TASK: Count every line of these entries that holds the word "figure", and reply with the number only.

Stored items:
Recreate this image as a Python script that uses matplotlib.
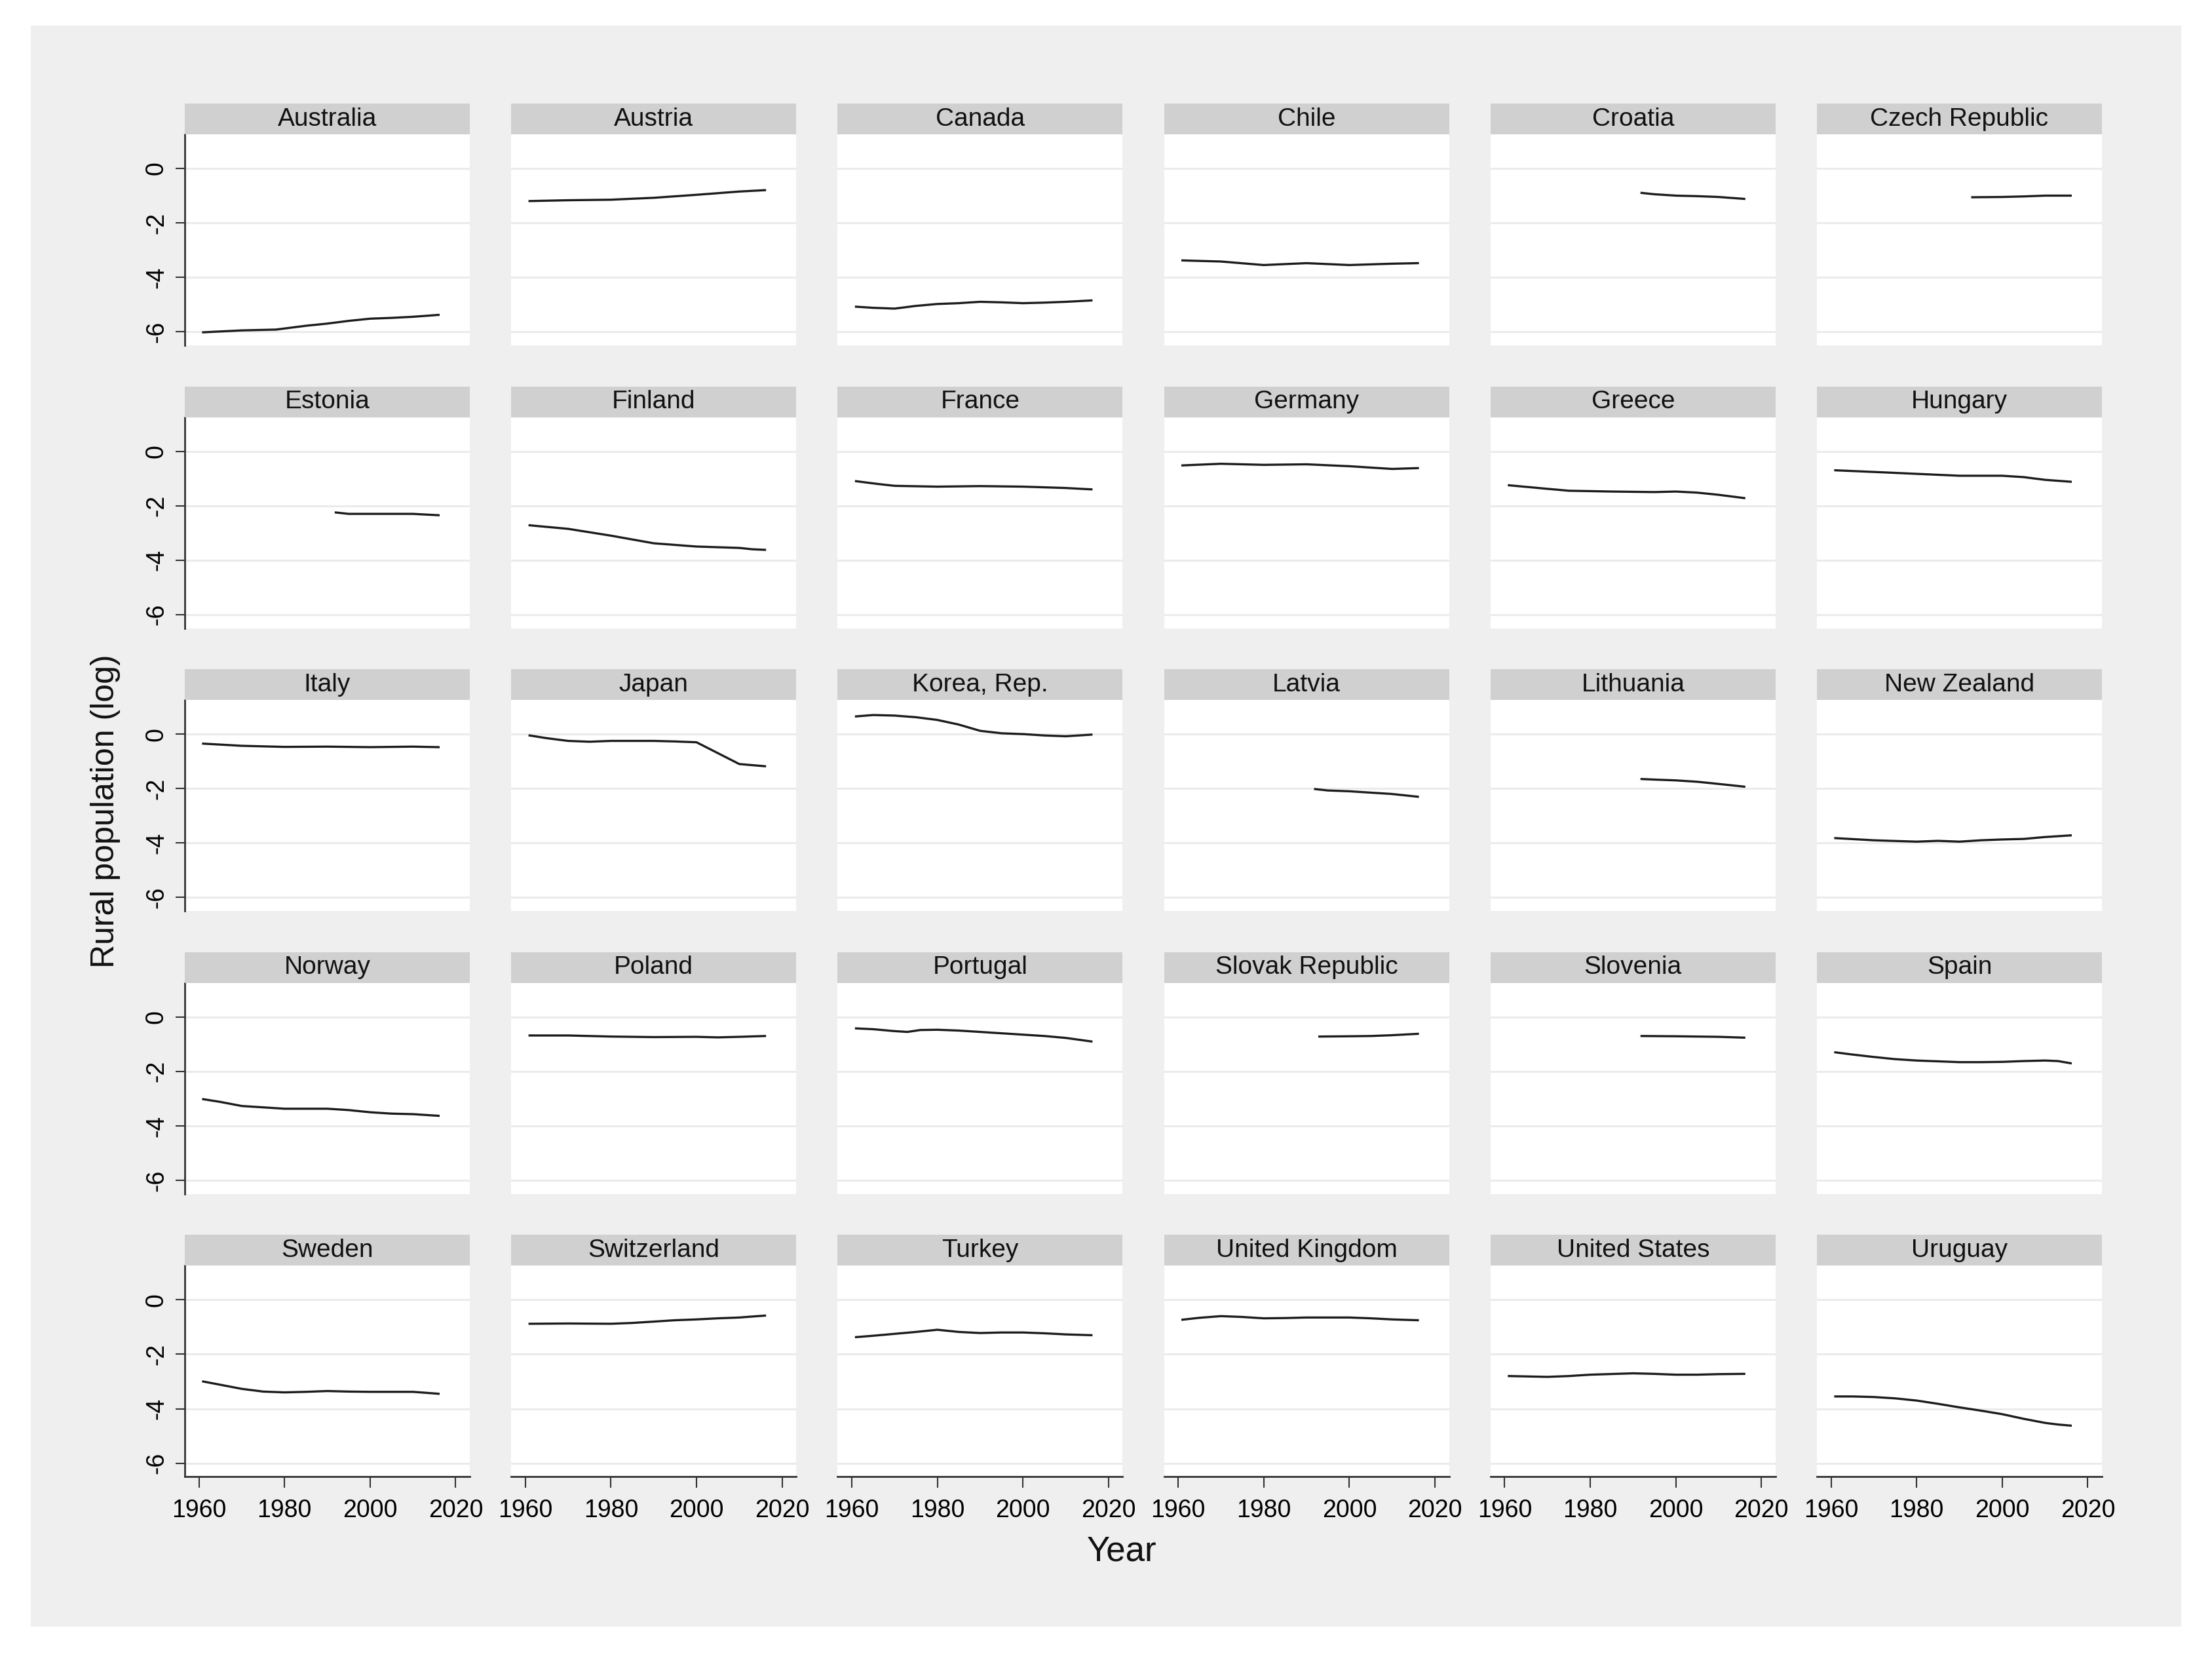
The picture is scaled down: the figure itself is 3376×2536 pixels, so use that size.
import matplotlib
matplotlib.use("Agg")
import matplotlib.pyplot as plt
from matplotlib.patches import Rectangle

plt.rcParams['font.family'] = ['Liberation Sans', 'DejaVu Sans']
plt.rcParams['axes.unicode_minus'] = False

countries = ["Australia", "Austria", "Canada", "Chile", "Croatia", "Czech Republic",
             "Estonia", "Finland", "France", "Germany", "Greece", "Hungary",
             "Italy", "Japan", "Korea, Rep.", "Latvia", "Lithuania", "New Zealand",
             "Norway", "Poland", "Portugal", "Slovak Republic", "Slovenia", "Spain",
             "Sweden", "Switzerland", "Turkey", "United Kingdom", "United States", "Uruguay"]

# (years, log rural population) per country
australia_x = [1961, 1970, 1978, 1985, 1990, 1995, 2000, 2005, 2010, 2016]
australia_y = [-6.02, -5.95, -5.92, -5.78, -5.70, -5.60, -5.52, -5.49, -5.45, -5.38]
austria_x = [1961, 1970, 1980, 1990, 2000, 2010, 2016]
austria_y = [-1.20, -1.17, -1.15, -1.08, -0.97, -0.85, -0.80]
canada_x = [1961, 1965, 1970, 1975, 1980, 1985, 1990, 1995, 2000, 2005, 2010, 2016]
canada_y = [-5.08, -5.12, -5.15, -5.05, -4.98, -4.95, -4.90, -4.92, -4.95, -4.93, -4.90, -4.85]
chile_x = [1961, 1970, 1980, 1990, 2000, 2010, 2016]
chile_y = [-3.38, -3.42, -3.55, -3.48, -3.55, -3.50, -3.48]
croatia_x = [1992, 1995, 2000, 2005, 2010, 2016]
croatia_y = [-0.90, -0.95, -1.00, -1.02, -1.05, -1.12]
czech_x = [1993, 2000, 2005, 2010, 2016]
czech_y = [-1.06, -1.05, -1.03, -1.00, -1.00]
estonia_x = [1992, 1995, 2000, 2005, 2010, 2016]
estonia_y = [-2.25, -2.30, -2.30, -2.30, -2.30, -2.35]
finland_x = [1961, 1970, 1980, 1990, 2000, 2010, 2013, 2016]
finland_y = [-2.72, -2.85, -3.10, -3.38, -3.50, -3.55, -3.60, -3.62]
france_x = [1961, 1966, 1970, 1980, 1990, 2000, 2010, 2016]
france_y = [-1.10, -1.20, -1.27, -1.30, -1.28, -1.30, -1.35, -1.40]
germany_x = [1961, 1970, 1980, 1990, 2000, 2010, 2016]
germany_y = [-0.52, -0.46, -0.50, -0.48, -0.55, -0.65, -0.62]
greece_x = [1961, 1970, 1975, 1985, 1995, 2000, 2005, 2010, 2016]
greece_y = [-1.25, -1.38, -1.45, -1.48, -1.50, -1.48, -1.52, -1.60, -1.72]
hungary_x = [1961, 1970, 1980, 1990, 2000, 2005, 2010, 2016]
hungary_y = [-0.70, -0.76, -0.83, -0.90, -0.90, -0.95, -1.05, -1.12]
italy_x = [1961, 1970, 1980, 1990, 2000, 2010, 2016]
italy_y = [-0.35, -0.43, -0.47, -0.46, -0.48, -0.46, -0.48]
japan_x = [1961, 1965, 1970, 1975, 1980, 1985, 1990, 1995, 2000, 2005, 2010, 2016]
japan_y = [-0.05, -0.15, -0.25, -0.28, -0.25, -0.25, -0.25, -0.27, -0.30, -0.70, -1.10, -1.18]
korea_x = [1961, 1965, 1970, 1975, 1980, 1985, 1990, 1995, 2000, 2005, 2010, 2016]
korea_y = [0.65, 0.70, 0.68, 0.62, 0.52, 0.35, 0.12, 0.03, 0.00, -0.05, -0.08, -0.02]
latvia_x = [1992, 1995, 2000, 2005, 2010, 2016]
latvia_y = [-2.02, -2.07, -2.10, -2.15, -2.20, -2.30]
lithuania_x = [1992, 1995, 2000, 2005, 2010, 2016]
lithuania_y = [-1.65, -1.67, -1.70, -1.75, -1.83, -1.93]
newzealand_x = [1961, 1970, 1980, 1985, 1990, 1995, 2000, 2005, 2010, 2016]
newzealand_y = [-3.82, -3.90, -3.95, -3.92, -3.95, -3.90, -3.87, -3.85, -3.78, -3.72]
norway_x = [1961, 1965, 1970, 1975, 1980, 1990, 1995, 2000, 2005, 2010, 2016]
norway_y = [-3.02, -3.12, -3.27, -3.32, -3.37, -3.37, -3.42, -3.50, -3.55, -3.57, -3.63]
poland_x = [1961, 1970, 1980, 1990, 2000, 2005, 2010, 2016]
poland_y = [-0.68, -0.68, -0.72, -0.74, -0.73, -0.75, -0.73, -0.70]
portugal_x = [1961, 1965, 1970, 1973, 1976, 1980, 1985, 1990, 1995, 2000, 2005, 2010, 2016]
portugal_y = [-0.42, -0.45, -0.52, -0.55, -0.48, -0.47, -0.50, -0.55, -0.60, -0.65, -0.70, -0.77, -0.90]
slovakia_x = [1993, 2000, 2005, 2010, 2016]
slovakia_y = [-0.72, -0.71, -0.70, -0.67, -0.62]
slovenia_x = [1992, 2000, 2005, 2010, 2016]
slovenia_y = [-0.70, -0.71, -0.72, -0.73, -0.76]
spain_x = [1961, 1965, 1970, 1975, 1980, 1985, 1990, 1995, 2000, 2005, 2010, 2013, 2016]
spain_y = [-1.30, -1.38, -1.47, -1.55, -1.60, -1.63, -1.66, -1.66, -1.65, -1.62, -1.60, -1.62, -1.70]
sweden_x = [1961, 1965, 1970, 1975, 1980, 1985, 1990, 1995, 2000, 2005, 2010, 2016]
sweden_y = [-3.00, -3.12, -3.27, -3.37, -3.40, -3.38, -3.35, -3.37, -3.38, -3.38, -3.38, -3.45]
switzerland_x = [1961, 1970, 1980, 1985, 1990, 1995, 2000, 2005, 2010, 2016]
switzerland_y = [-0.88, -0.87, -0.88, -0.85, -0.80, -0.75, -0.72, -0.68, -0.65, -0.58]
turkey_x = [1961, 1965, 1970, 1975, 1980, 1985, 1990, 1995, 2000, 2005, 2010, 2016]
turkey_y = [-1.37, -1.32, -1.25, -1.18, -1.10, -1.18, -1.22, -1.20, -1.20, -1.23, -1.27, -1.30]
uk_x = [1961, 1965, 1970, 1975, 1980, 1985, 1990, 2000, 2005, 2010, 2016]
uk_y = [-0.73, -0.66, -0.60, -0.63, -0.68, -0.67, -0.65, -0.65, -0.68, -0.72, -0.75]
us_x = [1961, 1970, 1975, 1980, 1990, 1995, 2000, 2005, 2010, 2016]
us_y = [-2.80, -2.83, -2.80, -2.75, -2.70, -2.72, -2.75, -2.75, -2.73, -2.72]
uruguay_x = [1961, 1965, 1970, 1975, 1980, 1985, 1990, 1995, 2000, 2005, 2010, 2013, 2016]
uruguay_y = [-3.55, -3.55, -3.57, -3.62, -3.70, -3.82, -3.95, -4.07, -4.20, -4.37, -4.52, -4.58, -4.62]

series_x = [australia_x, austria_x, canada_x, chile_x, croatia_x, czech_x,
            estonia_x, finland_x, france_x, germany_x, greece_x, hungary_x,
            italy_x, japan_x, korea_x, latvia_x, lithuania_x, newzealand_x,
            norway_x, poland_x, portugal_x, slovakia_x, slovenia_x, spain_x,
            sweden_x, switzerland_x, turkey_x, uk_x, us_x, uruguay_x]
series_y = [australia_y, austria_y, canada_y, chile_y, croatia_y, czech_y,
            estonia_y, finland_y, france_y, germany_y, greece_y, hungary_y,
            italy_y, japan_y, korea_y, latvia_y, lithuania_y, newzealand_y,
            norway_y, poland_y, portugal_y, slovakia_y, slovenia_y, spain_y,
            sweden_y, switzerland_y, turkey_y, uk_y, us_y, uruguay_y]

x_ticks = [1960, 1980, 2000, 2020]
y_ticks = [0, -2, -4, -6]

W, H = 3376, 2536
fig = plt.figure(figsize=(W / 100, H / 100), dpi=100)
fig.patch.set_facecolor('white')

# gray plot region background
bg = fig.add_axes([0, 0, 1, 1], zorder=-10)
bg.set_xlim(0, W); bg.set_ylim(H, 0)
bg.axis('off')
bg.add_patch(Rectangle((47, 39), 3329 - 47, 2482 - 39, facecolor='#efefef', edgecolor='none'))

col_left0, col_step, ax_w = 282, 498.2, 435
row_top0, row_step, ax_h, strip_h = 205, 431.6, 322, 47

for i, name in enumerate(countries):
    r, c = divmod(i, 6)
    left = col_left0 + c * col_step
    top = row_top0 + r * row_step
    ax = fig.add_axes([left / W, 1 - (top + ax_h) / H, ax_w / W, ax_h / H])
    ax.set_facecolor('white')
    ax.plot(series_x[i], series_y[i], color='#1c1c1c', lw=2.4, zorder=3)
    ax.set_xlim(1956.7, 2023.3)
    ax.set_ylim(-6.5, 1.25)
    ax.set_yticks(y_ticks)
    ax.set_xticks(x_ticks)
    ax.grid(axis='y', color='#ebebeb', lw=2.2, zorder=1)
    ax.grid(axis='x', visible=False)
    for s in ['top', 'right']:
        ax.spines[s].set_visible(False)
    ax.spines['left'].set_visible(c == 0)
    ax.spines['bottom'].set_visible(r == 4)
    ax.spines['left'].set_color('#333333')
    ax.spines['bottom'].set_color('#333333')
    ax.spines['left'].set_linewidth(2)
    ax.spines['bottom'].set_linewidth(2)
    ax.tick_params(axis='y', left=(c == 0), labelleft=(c == 0), length=10, width=1.5,
                   color='#333333', labelsize=27, pad=8, labelrotation=90)
    ax.tick_params(axis='x', bottom=(r == 4), labelbottom=(r == 4), length=12, width=1.5,
                   color='#333333', labelsize=27, pad=12)
    if c == 0:
        for lab in ax.get_yticklabels():
            lab.set_verticalalignment('center')
    # strip
    sax = fig.add_axes([left / W, 1 - top / H, ax_w / W, strip_h / H])
    sax.set_facecolor('#d0d0d0')
    sax.set_xticks([]); sax.set_yticks([])
    for s in sax.spines.values():
        s.set_visible(False)
    sax.text(0.5, 0.5, name, ha='center', va='center', fontsize=28, color='#111111',
             transform=sax.transAxes)

fig.text(161 / W, 1 - 1238 / H, 'Rural population (log)', rotation=90, ha='center',
         va='center', fontsize=36, color='#111111')
fig.text(1712 / W, 1 - 2368 / H, 'Year', ha='center', va='center', fontsize=38,
         color='#111111')

fig.savefig('out.png', dpi=100, facecolor='white')
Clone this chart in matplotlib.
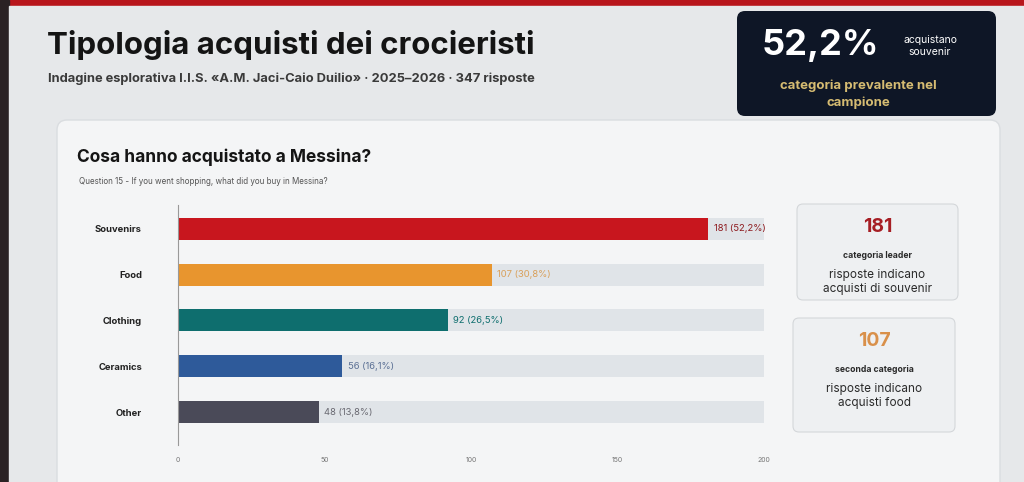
import matplotlib
matplotlib.use("Agg")
import matplotlib.pyplot as plt
from matplotlib.patches import FancyBboxPatch, Rectangle

plt.rcParams['font.family'] = ['Inter', 'DejaVu Sans']

# ---- data ----
categories = ["Souvenirs", "Food", "Clothing", "Ceramics", "Other"]
counts = [181, 107, 92, 56, 48]
percents = ["52,2%", "30,8%", "26,5%", "16,1%", "13,8%"]
bar_colors = ["#c8161e", "#e8952e", "#0e6e6e", "#2e5a9a", "#4a4a58"]
label_colors = ["#8e1a1e", "#d9a05a", "#0e6e6e", "#5a6f94", "#6a6a72"]
x_ticks = [0, 50, 100, 150, 200]
total = 347

W, H = 1024, 482
fig = plt.figure(figsize=(W / 100, H / 100), dpi=100)
fig.patch.set_facecolor("#e6e8ea")

# background axes in pixel coordinates
bg = fig.add_axes([0, 0, 1, 1])
bg.set_xlim(0, W)
bg.set_ylim(H, 0)
bg.axis("off")

# top red strip and dark screen edge
bg.add_patch(Rectangle((0, 0), W, 6, color="#b8151b", zorder=1))
bg.add_patch(Rectangle((0, 0), 9, H, color="#2a2224", zorder=1))
bg.add_patch(Rectangle((9, 6), W - 9, H, color="#e6e8ea", zorder=1))

# title
bg.text(47, 45, "Tipologia acquisti dei crocieristi", fontsize=22.5, fontweight="bold",
        color="#141414", va="center", ha="left", zorder=3)
bg.text(48, 79, "Indagine esplorativa I.I.S. «A.M. Jaci-Caio Duilio» · 2025–2026 · 347 risposte",
        fontsize=9.3, fontweight="bold", color="#3a3a3a", va="center", ha="left", zorder=3)

# dark KPI card
bg.add_patch(FancyBboxPatch((737, 11), 259, 105, boxstyle="round,pad=0,rounding_size=8",
                            facecolor="#0e1626", edgecolor="none", zorder=2))
bg.text(820, 46, "52,2%", fontsize=26, fontweight="bold", color="white",
        ha="center", va="center", zorder=3)
bg.text(930, 46, "acquistano\nsouvenir", fontsize=7.5, color="white",
        ha="center", va="center", linespacing=1.2, zorder=3)
bg.text(858, 94, "categoria prevalente nel\ncampione", fontsize=9.5, fontweight="bold",
        color="#d6bc72", ha="center", va="center", linespacing=1.45, zorder=3)

# white chart card
bg.add_patch(FancyBboxPatch((57, 120), 943, 380, boxstyle="round,pad=0,rounding_size=10",
                            facecolor="#f4f5f6", edgecolor="#dadde0", lw=1, zorder=2))
bg.text(77, 157, "Cosa hanno acquistato a Messina?", fontsize=12.5, fontweight="bold",
        color="#151515", ha="left", va="center", zorder=3)
bg.text(79, 182, "Question 15 - If you went shopping, what did you buy in Messina?",
        fontsize=5.8, color="#555555", ha="left", va="center", zorder=3)

# side KPI cards
side = [
    (797, 204, 161, 96, "181", "#a61e24", "categoria leader", "risposte indicano\nacquisti di souvenir"),
    (793, 318, 162, 114, "107", "#d9904a", "seconda categoria", "risposte indicano\nacquisti food"),
]
for (x0, y0, w, h, num, col, lab, desc) in side:
    bg.add_patch(FancyBboxPatch((x0, y0), w, h, boxstyle="round,pad=0,rounding_size=6",
                                facecolor="#eef0f2", edgecolor="#d4d7da", lw=0.8, zorder=3))
    cx = x0 + w / 2
    bg.text(cx, y0 + 23, num, fontsize=14, fontweight="bold", color=col,
            ha="center", va="center", zorder=4)
    bg.text(cx, y0 + 51, lab, fontsize=6.2, fontweight="bold", color="#2a2a2a",
            ha="center", va="center", zorder=4)
    bg.text(cx, y0 + 78, desc, fontsize=8.5, color="#2a2a2a",
            ha="center", va="center", linespacing=1.25, zorder=4)

# bar chart axes
left_px, right_px, top_px, bot_px = 178, 764, 205, 445
ax = fig.add_axes([left_px / W, 1 - bot_px / H, (right_px - left_px) / W, (bot_px - top_px) / H])
ax.set_facecolor("none")
y = list(range(len(categories)))
ax.barh(y, [200] * len(y), height=0.48, color="#e0e4e8", zorder=1)
ax.barh(y, counts, height=0.48, color=bar_colors, zorder=2)
for yi, c, p, lc in zip(y, counts, percents, label_colors):
    ax.text(c + 2, yi, f"{c} ({p})", fontsize=6.8, color=lc, va="center", ha="left", zorder=3)
ax.set_xlim(0, 200)
ax.set_ylim(4.72, -0.52)
ax.set_yticks(y)
ax.set_yticklabels(categories, fontsize=6.8, fontweight="bold", color="#222222")
ax.tick_params(axis="y", length=0, pad=26)
ax.set_xticks(x_ticks)
ax.set_xticklabels([str(t) for t in x_ticks], fontsize=5, color="#777777")
ax.tick_params(axis="x", length=0, pad=9)
for s in ["top", "right", "bottom"]:
    ax.spines[s].set_visible(False)
ax.spines["left"].set_color("#999999")
ax.spines["left"].set_linewidth(0.8)

fig.savefig("out.png", dpi=100, facecolor=fig.get_facecolor())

EXERCISE SOLUTION: 3